Armin Aganovic

Personal information
- Date of birth: 6 April 1994 (age 32)
- Place of birth: Kristianstad, Sweden
- Height: 1.87 m (6 ft 2 in)
- Position: Defender

Senior career*
- Years: Team / Apps / (Gls)
- 2013–2015: Mjällby AIF / 18 / (0)
- 2014: → Kristianstad FC (loan) / 24 / (7)
- 2016: Galway United / 18 / (0)
- 2017: Raufoss IL / 17 / (5)
- 2018: Derry City / 2 / (1)
- 2018–2019: Kristianstad FC / 54 / (7)
- 2020: FK Karlskrona / 19 / (3)
- 2021–2023: Nosaby IF / 69 / (6)
- 2024–2026: Kristianstad FC / 46 / (7)

= Armin Aganovic =

Swedish footballer (born 1994)

Armin Aganovic (born 6 April 1994) is a Swedish former professional footballer who played as a defender.

==Early life==

Aganovic represented Skåne County at the 2010 Cup Byggnads, helping the team achieve the semifinals.
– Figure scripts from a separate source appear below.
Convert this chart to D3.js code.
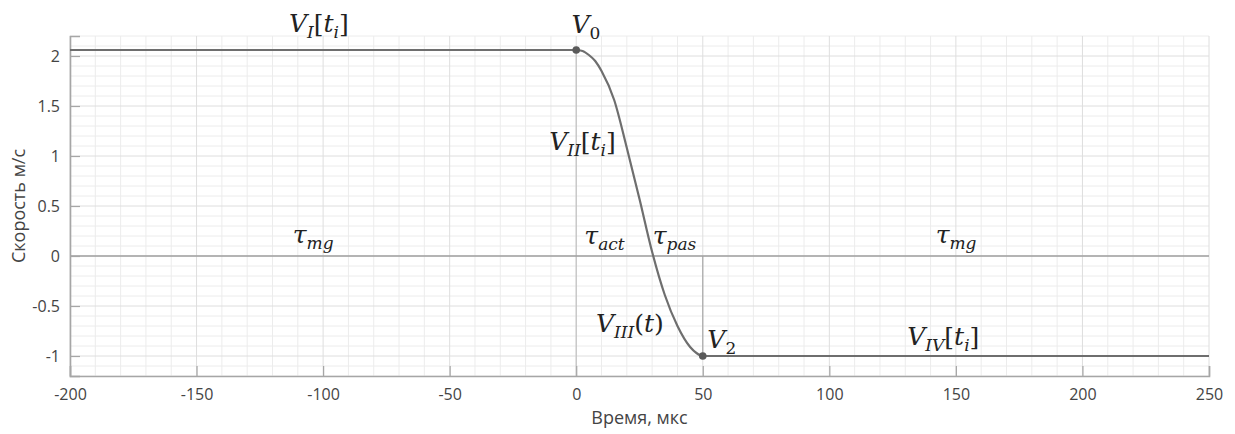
<!DOCTYPE html>
<html>
<head>
<meta charset="utf-8">
<script src="https://cdn.jsdelivr.net/npm/d3@7"></script>
<style>
  html, body { margin: 0; padding: 0; background: #fff; }
  svg { display: block; }
</style>
</head>
<body>
<div id="chart"></div>
<script>
// data
var timeTicks = [-200, -150, -100, -50, 0, 50, 100, 150, 200, 250];
var speedTicks = [-1, -0.5, 0, 0.5, 1, 1.5, 2];
var timeValues = [-200, 0, 2.5, 5, 7.5, 10, 15, 20, 25, 30, 35, 40, 45, 47.5, 50, 250];
var speedValues = [2.06, 2.06, 2.05, 2.01, 1.95, 1.85, 1.56, 1.08, 0.57, 0.04, -0.39, -0.70, -0.91, -0.97, -1.0, -1.0];
var keyTimes = [0, 50];
var keySpeeds = [2.06, -1.0];

var width = 1235, height = 434;
var margin = {left: 70, right: 26, top: 36, bottom: 58};

var svg = d3.select("#chart")
    .append("svg")
    .attr("width", width)
    .attr("height", height);

var x = d3.scaleLinear().domain([-200, 250]).range([margin.left, width - margin.right]);
var y = d3.scaleLinear().domain([-1.2, 2.2]).range([height - margin.bottom, margin.top]);

var x0 = x.range()[0], x1 = x.range()[1];
var yTop = y.range()[1], yBottom = y.range()[0];

// minor grid
var grid = svg.append("g");
grid.selectAll(".vminor")
    .data(d3.range(-200, 251, 10).filter(function (d) { return d % 50 !== 0; }))
    .enter().append("line")
    .attr("x1", function (d) { return x(d); })
    .attr("x2", function (d) { return x(d); })
    .attr("y1", yTop).attr("y2", yBottom)
    .attr("stroke", "#ececec").attr("stroke-width", 1);

grid.selectAll(".hminor")
    .data(d3.range(-12, 23, 1).filter(function (d) { return d % 5 !== 0; }).map(function (d) { return d / 10; }))
    .enter().append("line")
    .attr("x1", x0).attr("x2", x1)
    .attr("y1", function (d) { return y(d); })
    .attr("y2", function (d) { return y(d); })
    .attr("stroke", "#ececec").attr("stroke-width", 1);

// major grid
grid.selectAll(".vmajor")
    .data(timeTicks)
    .enter().append("line")
    .attr("x1", function (d) { return x(d); })
    .attr("x2", function (d) { return x(d); })
    .attr("y1", yTop).attr("y2", yBottom)
    .attr("stroke", "#dedede").attr("stroke-width", 1);

grid.selectAll(".hmajor")
    .data(speedTicks)
    .enter().append("line")
    .attr("x1", x0).attr("x2", x1)
    .attr("y1", function (d) { return y(d); })
    .attr("y2", function (d) { return y(d); })
    .attr("stroke", "#dedede").attr("stroke-width", 1);

// reference lines
svg.append("line")
    .attr("x1", x(0)).attr("x2", x(0))
    .attr("y1", y(keySpeeds[0])).attr("y2", yBottom)
    .attr("stroke", "#c2c2c2").attr("stroke-width", 1.2);

svg.append("line")
    .attr("x1", x(keyTimes[1])).attr("x2", x(keyTimes[1]))
    .attr("y1", y(0)).attr("y2", y(keySpeeds[1]))
    .attr("stroke", "#a8a8a8").attr("stroke-width", 1.2);

svg.append("line")
    .attr("x1", x0).attr("x2", x1)
    .attr("y1", y(0)).attr("y2", y(0))
    .attr("stroke", "#a0a0a0").attr("stroke-width", 1.6);

// axes
var xAxis = d3.axisBottom(x).tickValues(timeTicks).tickSize(-10).tickPadding(13)
    .tickFormat(function (d) { return d; });
var yAxis = d3.axisLeft(y).tickValues(speedTicks).tickSize(-10).tickPadding(10)
    .tickFormat(function (d) { return d; });

var gx = svg.append("g")
    .attr("transform", "translate(0," + yBottom + ")")
    .call(xAxis);
var gy = svg.append("g")
    .attr("transform", "translate(" + x0 + ",0)")
    .call(yAxis);

[gx, gy].forEach(function (g) {
    g.select(".domain").attr("stroke", "#a6a6a6").attr("stroke-width", 1.6);
    g.selectAll(".tick line").attr("stroke", "#a6a6a6").attr("stroke-width", 1.2);
    g.selectAll(".tick text")
        .attr("fill", "#444")
        .style("font-family", "'Open Sans', sans-serif")
        .style("font-size", "16px");
});

svg.append("text")
    .attr("x", (x0 + x1) / 2)
    .attr("y", 424)
    .attr("text-anchor", "middle")
    .attr("fill", "#444")
    .style("font-family", "'Open Sans', sans-serif")
    .style("font-size", "18px")
    .text("Время, мкс");

svg.append("text")
    .attr("transform", "translate(25," + (yTop + yBottom) / 2 + ") rotate(-90)")
    .attr("text-anchor", "middle")
    .attr("fill", "#444")
    .style("font-family", "'Open Sans', sans-serif")
    .style("font-size", "18px")
    .text("Скорость м/с");

// speed curve
var line = d3.line()
    .x(function (d) { return x(d[0]); })
    .y(function (d) { return y(d[1]); })
    .curve(d3.curveMonotoneX);

svg.append("path")
    .datum(d3.zip(timeValues, speedValues))
    .attr("fill", "none")
    .attr("stroke", "#6e6e6e")
    .attr("stroke-width", 2.2)
    .attr("d", line);

svg.selectAll(".key")
    .data(d3.zip(keyTimes, keySpeeds))
    .enter().append("circle")
    .attr("cx", function (d) { return x(d[0]); })
    .attr("cy", function (d) { return y(d[1]); })
    .attr("r", 3.8)
    .attr("fill", "#5a5a5a");

// formula labels: [time, speed, parts]; parts = [text, subscript, italic]
var labels = [
    [-113.5, 2.24, [["V", 0, 1], ["I", 1, 1], ["[", 0, 0], ["t", 0, 1], ["i", 1, 1], ["]", 0, 0]]],
    [-1.9, 2.23, [["V", 0, 1], ["0", 1, 0]]],
    [-10.7, 1.06, [["V", 0, 1], ["II", 1, 1], ["[", 0, 0], ["t", 0, 1], ["i", 1, 1], ["]", 0, 0]]],
    [-112, 0.13, [["τ", 0, 1], ["mg", 1, 1]]],
    [3.2, 0.12, [["τ", 0, 1], ["act", 1, 1]]],
    [30.2, 0.12, [["τ", 0, 1], ["pas", 1, 1]]],
    [142, 0.13, [["τ", 0, 1], ["mg", 1, 1]]],
    [7.8, -0.76, [["V", 0, 1], ["III", 1, 1], ["(", 0, 0], ["t", 0, 1], [")", 0, 0]]],
    [51.8, -0.92, [["V", 0, 1], ["2", 1, 0]]],
    [130.8, -0.89, [["V", 0, 1], ["IV", 1, 1], ["[", 0, 0], ["t", 0, 1], ["i", 1, 1], ["]", 0, 0]]]
];

var label = svg.selectAll(".formula")
    .data(labels)
    .enter().append("text")
    .attr("x", function (d) { return x(d[0]); })
    .attr("y", function (d) { return y(d[1]); })
    .attr("fill", "#222")
    .style("font-family", "'DejaVu Serif', serif")
    .style("font-size", "25px");

label.each(function (d) {
    var t = d3.select(this);
    var down = false;
    d[2].forEach(function (p) {
        var dy = 0;
        if (p[1] && !down) { dy = 6; down = true; }
        else if (!p[1] && down) { dy = -6; down = false; }
        t.append("tspan")
            .attr("dy", dy)
            .style("font-size", p[1] ? "17px" : "25px")
            .style("font-style", p[2] ? "italic" : "normal")
            .text(p[0]);
    });
});
</script>
</body>
</html>
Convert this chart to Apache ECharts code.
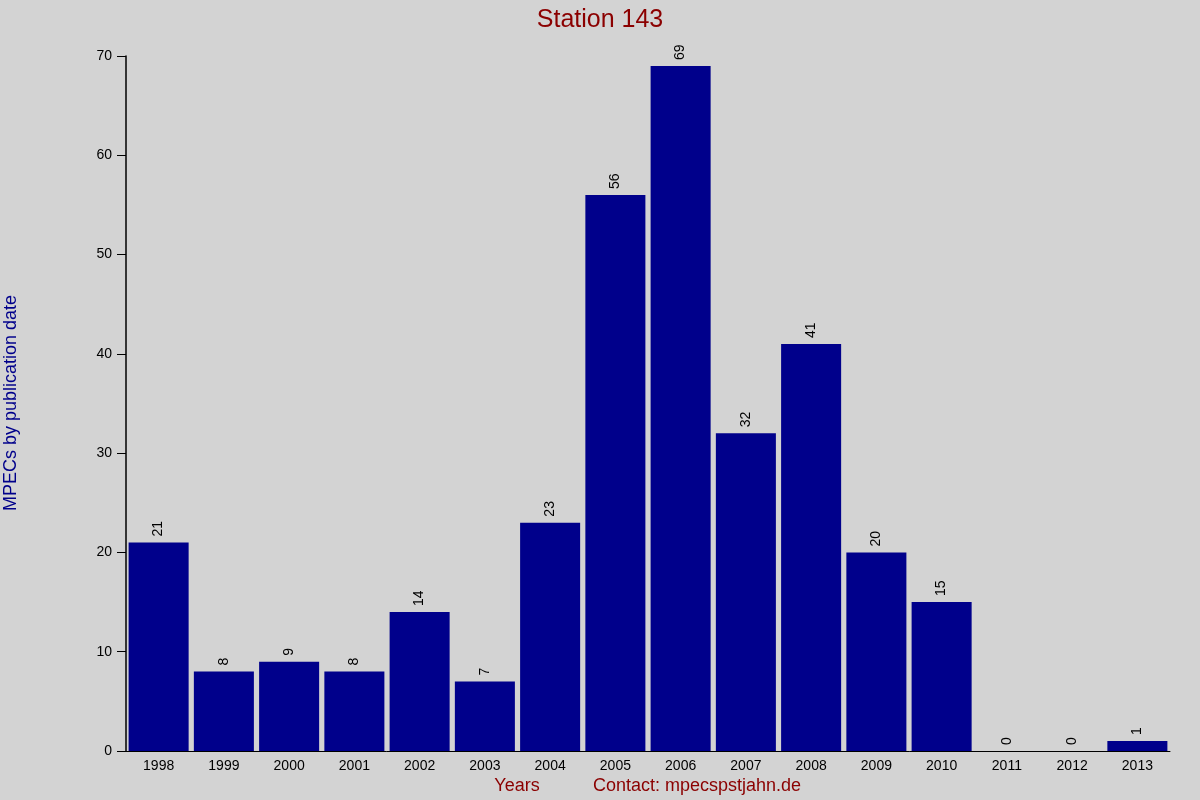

He has an older brother.

==Career==

Aganovic started his career with Swedish side Mjällby AIF. In 2014, he was sent on loan to Swedish side Kristianstad FC. In 2016, he signed for Irish side Galway United. He became the first foreign player to sign for an Irish side after playing in a FIFPRO tournament. In 2017, he signed for Norwegian side Raufoss IL. In 2018, he signed for Northern Irish side Derry City. He was described as "kick-started his spell under Kenny Shiels with a goal against Waterford on his debut but played a peripheral role thereafter". In 2018, he returned to Swedish side Kristianstad FC. He captained the club. In 2020, he signed for Swedish side FK Karlskrona. In 2021, he signed for Swedish side Nosaby IF. In 2024, he returned to Swedish side Kristianstad FC.

==Style of play==

Aganovic mainly operates as a defender. He is known for his leadership ability.

==Personal life==
Aganovic is a native of Kristianstad, Sweden. He is of Bosnia and Herzegovina descent.